Copy out the listing in full, exactly as written, but not its pictures.
## Begin
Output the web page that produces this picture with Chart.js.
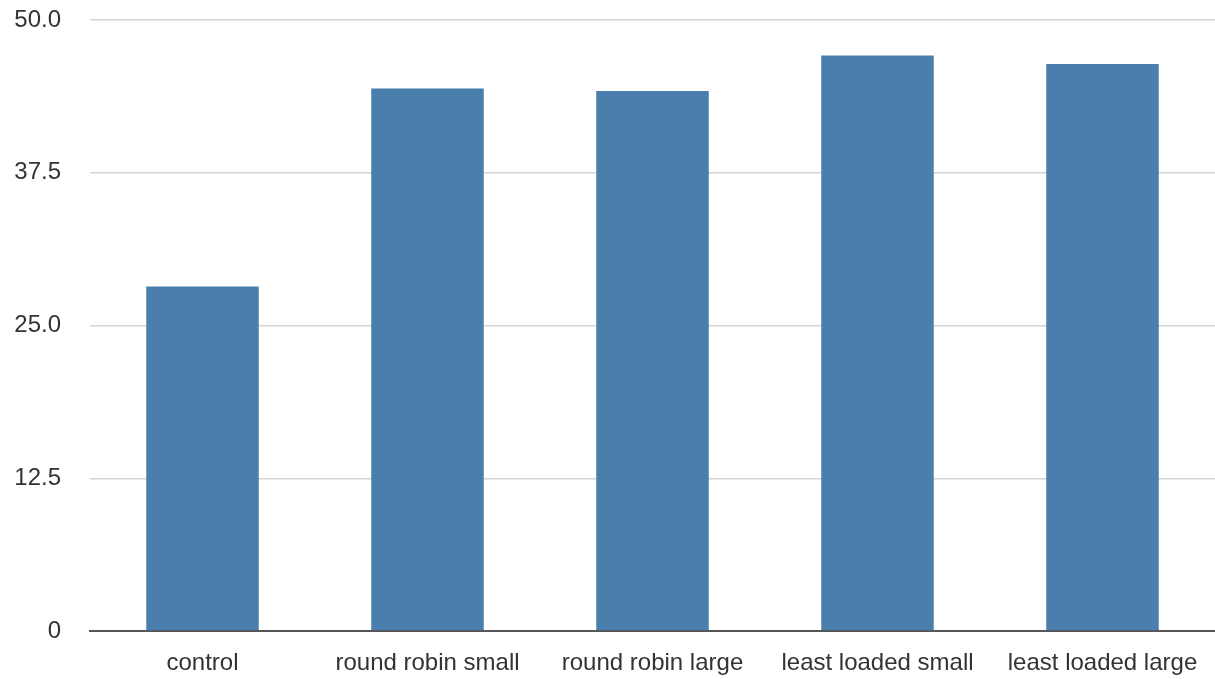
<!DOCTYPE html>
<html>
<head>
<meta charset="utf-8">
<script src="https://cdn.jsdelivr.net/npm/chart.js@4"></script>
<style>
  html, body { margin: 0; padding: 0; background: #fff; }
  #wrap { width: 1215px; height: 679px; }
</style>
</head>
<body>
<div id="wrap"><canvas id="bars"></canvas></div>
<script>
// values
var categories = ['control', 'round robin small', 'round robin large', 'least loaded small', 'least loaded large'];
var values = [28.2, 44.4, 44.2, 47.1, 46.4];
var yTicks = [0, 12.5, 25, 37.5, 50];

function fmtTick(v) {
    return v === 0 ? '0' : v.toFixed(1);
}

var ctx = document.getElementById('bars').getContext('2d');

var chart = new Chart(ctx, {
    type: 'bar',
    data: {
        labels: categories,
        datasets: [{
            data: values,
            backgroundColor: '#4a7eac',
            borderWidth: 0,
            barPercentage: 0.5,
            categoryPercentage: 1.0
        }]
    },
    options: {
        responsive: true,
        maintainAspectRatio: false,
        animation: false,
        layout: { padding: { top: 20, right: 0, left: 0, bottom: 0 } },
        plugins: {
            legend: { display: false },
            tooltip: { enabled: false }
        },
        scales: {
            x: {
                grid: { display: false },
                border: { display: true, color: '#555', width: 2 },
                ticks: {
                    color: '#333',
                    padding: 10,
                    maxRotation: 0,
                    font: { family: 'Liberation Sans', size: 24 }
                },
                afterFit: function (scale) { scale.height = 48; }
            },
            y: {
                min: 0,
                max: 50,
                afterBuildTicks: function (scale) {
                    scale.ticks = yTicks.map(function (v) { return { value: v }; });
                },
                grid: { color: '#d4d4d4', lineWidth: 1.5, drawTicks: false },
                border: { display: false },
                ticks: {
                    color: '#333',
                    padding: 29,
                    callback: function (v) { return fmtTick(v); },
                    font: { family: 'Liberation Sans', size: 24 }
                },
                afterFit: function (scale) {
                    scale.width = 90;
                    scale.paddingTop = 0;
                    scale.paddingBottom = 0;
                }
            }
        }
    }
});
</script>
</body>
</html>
## End
## TASK RESULT
Output the web page that produces this picture with Chart.js.
<!DOCTYPE html>
<html>
<head>
<meta charset="utf-8">
<script src="https://cdn.jsdelivr.net/npm/chart.js@4"></script>
<style>
  html, body { margin: 0; padding: 0; background: #fff; }
  #wrap { width: 1215px; height: 679px; }
</style>
</head>
<body>
<div id="wrap"><canvas id="bars"></canvas></div>
<script>
// values
var categories = ['control', 'round robin small', 'round robin large', 'least loaded small', 'least loaded large'];
var values = [28.2, 44.4, 44.2, 47.1, 46.4];
var yTicks = [0, 12.5, 25, 37.5, 50];

function fmtTick(v) {
    return v === 0 ? '0' : v.toFixed(1);
}

var ctx = document.getElementById('bars').getContext('2d');

var chart = new Chart(ctx, {
    type: 'bar',
    data: {
        labels: categories,
        datasets: [{
            data: values,
            backgroundColor: '#4a7eac',
            borderWidth: 0,
            barPercentage: 0.5,
            categoryPercentage: 1.0
        }]
    },
    options: {
        responsive: true,
        maintainAspectRatio: false,
        animation: false,
        layout: { padding: { top: 20, right: 0, left: 0, bottom: 0 } },
        plugins: {
            legend: { display: false },
            tooltip: { enabled: false }
        },
        scales: {
            x: {
                grid: { display: false },
                border: { display: true, color: '#555', width: 2 },
                ticks: {
                    color: '#333',
                    padding: 10,
                    maxRotation: 0,
                    font: { family: 'Liberation Sans', size: 24 }
                },
                afterFit: function (scale) { scale.height = 48; }
            },
            y: {
                min: 0,
                max: 50,
                afterBuildTicks: function (scale) {
                    scale.ticks = yTicks.map(function (v) { return { value: v }; });
                },
                grid: { color: '#d4d4d4', lineWidth: 1.5, drawTicks: false },
                border: { display: false },
                ticks: {
                    color: '#333',
                    padding: 29,
                    callback: function (v) { return fmtTick(v); },
                    font: { family: 'Liberation Sans', size: 24 }
                },
                afterFit: function (scale) {
                    scale.width = 90;
                    scale.paddingTop = 0;
                    scale.paddingBottom = 0;
                }
            }
        }
    }
});
</script>
</body>
</html>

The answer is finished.